Supreme Industries Share Price in Focus; Geojit Financial Services Suggests BUY with 13% Returns
Geojit Financial Services has revised its rating on Supreme Industries Ltd. (SIL) to “Accumulate” with a target price of Rs4,895, following improved market conditions and favorable outlook for demand in H2FY25. Despite recent challenges, including weak volumes and margin pressures, SIL’s strong position in India’s plastic products sector and anticipated recovery in demand could make this stock a strategic hold for investors.
Market and Financial Overview
Revenue Decline Offset by Margin Improvement
Revenue fell by 2% YoY, attributed to weak volumes across segments and a notable 5% decline in the pipe business. Input price volatility and reduced government spending have adversely impacted performance.
Gross margins, however, improved by 100 bps YoY to 34.5%, due to lower PVC prices, though EBITDA margin declined by 140 bps to 14.0% due to higher employee costs.
Key Takeaway: Margin resilience amid revenue decline indicates potential for recovery in the coming quarters.
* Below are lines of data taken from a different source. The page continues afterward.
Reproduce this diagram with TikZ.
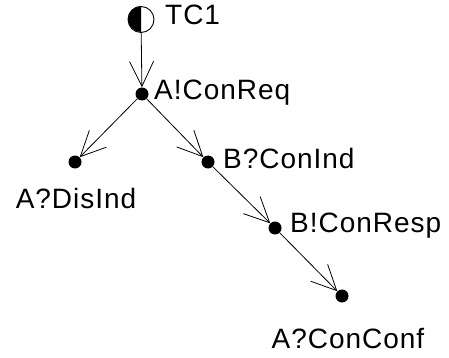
\documentclass[tikz,border=0pt]{standalone}
\usepackage{fontspec}
\setmainfont[LetterSpace=3.5]{Liberation Sans}
\usetikzlibrary{arrows.meta}
\begin{document}
\begin{tikzpicture}[x=1pt,y=-1pt,
  evt/.style={circle,fill=black,inner sep=0pt,minimum size=13pt},
  lbl/.style={inner sep=0pt,font=\fontsize{28}{28}\selectfont},
  edge/.style={line width=0.8pt,-{Straight Barb[length=25pt,width=24pt,line width=0.8pt]}}]
\useasboundingbox (0,0) rectangle (449,358);
% root: half-filled circle
\node[circle,draw,line width=0.9pt,minimum size=26pt,inner sep=0pt] (tc) at (141,19.5) {};
\fill (tc.north) arc[start angle=90,end angle=270,radius=13pt] -- cycle;
\node[lbl,anchor=base west] (tcl) at (165,25) {TC1};
% events
\node[evt] (a) at (142,94) {};
\node[evt] (b) at (75,162) {};
\node[evt] (c) at (208,162) {};
\node[evt] (d) at (275,228) {};
\node[evt] (e) at (342,296) {};
% labels
\node[lbl,anchor=base west] (al) at (154,100) {A!ConReq};
\node[lbl,anchor=base] (bl) at (76,208) {A?DisInd};
\node[lbl,anchor=base west] (cl) at (223,168) {B?ConInd};
\node[lbl,anchor=base west] (dl) at (290,232) {B!ConResp};
\node[lbl,anchor=base] (el) at (348,348) {A?ConConf};
% connectors
\draw[edge] (tc) -- (a);
\draw[edge] (a) -- (b);
\draw[edge] (a) -- (c);
\draw[edge] (c) -- (d);
\draw[edge] (d) -- (e);
\end{tikzpicture}
\end{document}
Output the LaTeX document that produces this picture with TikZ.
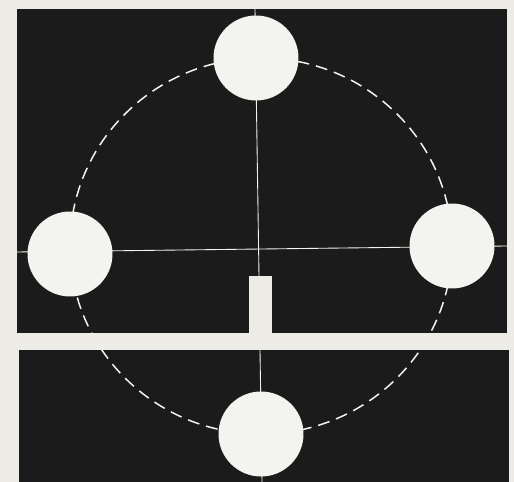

Segmental Insights and Outlook
1. Piping Systems Performance
The piping segment, SIL’s primary revenue driver, faced a 5% drop in realization and flat volumes due to destocking and lower government expenditure.
With stabilizing PVC prices and anticipated restocking, demand is expected to recover in H2FY25, particularly with contributions from the real estate and construction sectors.
2. New Products and Expansion
SIL is advancing its portfolio with innovations like Cross Plastic Film targeting export markets, expected to launch commercially in December 2024.
The new industrial and ball valve production facility at Malanpur, MP, has commenced operations, adding capacity and diversifying product lines.
3. Government Spending and Agri Demand
An increase in government spending, especially in H2FY25, coupled with growth in the agriculture and construction sectors, is projected to stimulate demand for SIL’s piping products.
Financial Forecast and Key Ratios
Growth Expectations
Geojit forecasts a 13.3% CAGR in volumes and a 13.6% CAGR in revenue from FY24-27E. Profitability is also anticipated to improve at a CAGR of 16%, suggesting sustainable growth potential.
Valuation and Multiples
SIL’s forward P/E ratio is projected at 46.0x for FY25, 38.4x for FY26, and 31.9x for FY27, indicating the stock is priced at a premium but justifiable given its growth trajectory and sector dominance.
Return on Equity (ROE) is estimated at 21.6% for FY25, growing marginally to 22.4% by FY27, reflecting steady profitability.
Growth Catalysts
1. Demand Rebound and Restocking
Channel restocking, especially as inventory levels normalize, is likely to drive growth, with PVC prices stabilizing and increasing affordability.
Increased demand from high-growth sectors such as construction and real estate provides additional tailwinds for SIL.
2. Strategic Product Diversification
New product launches, including the high-potential Cross Plastic Film, position SIL well for growth in the export market. The Malanpur facility’s contributions are expected to boost capacity and operational efficiency in the long term.
3. Resilient Balance Sheet
SIL’s strong financials, with a zero debt-to-equity ratio and favorable liquidity metrics, underscore the company’s resilience and provide a foundation for continued investments in capacity and product development.
Key Risks and Challenges
1. Margin Pressures from Rising Costs
While gross margins improved, the increase in employee and operational costs led to a reduction in EBITDA margins. The ability to control costs amidst potential demand fluctuations will be crucial.
2. Exposure to Government Spending and Agriculture Demand
Given SIL’s reliance on government infrastructure spending and agricultural demand, any slowdown in these sectors could impact volume growth projections and revenue targets.
3. Competitive Pressures in Plastic Products
As the sector remains competitive, particularly in the piping systems and industrial products segments, SIL’s market share growth may face challenges from emerging players and pricing pressures.
Investor Guidance and Target Levels
Investment Recommendation:
Accumulate: With a target price of Rs4,895, representing a 13% upside from the current market price of Rs4,334, investors are encouraged to accumulate SIL stock as it nears key support levels, driven by a solid balance sheet, robust product innovation, and projected demand recovery.
Key Levels to Monitor:
Support Level: Rs4,000 – A critical level that provides downside protection for investors amid market volatility.
Resistance Level: Rs5,000 – A potential profit-taking level, depending on market conditions and demand growth in the coming quarters.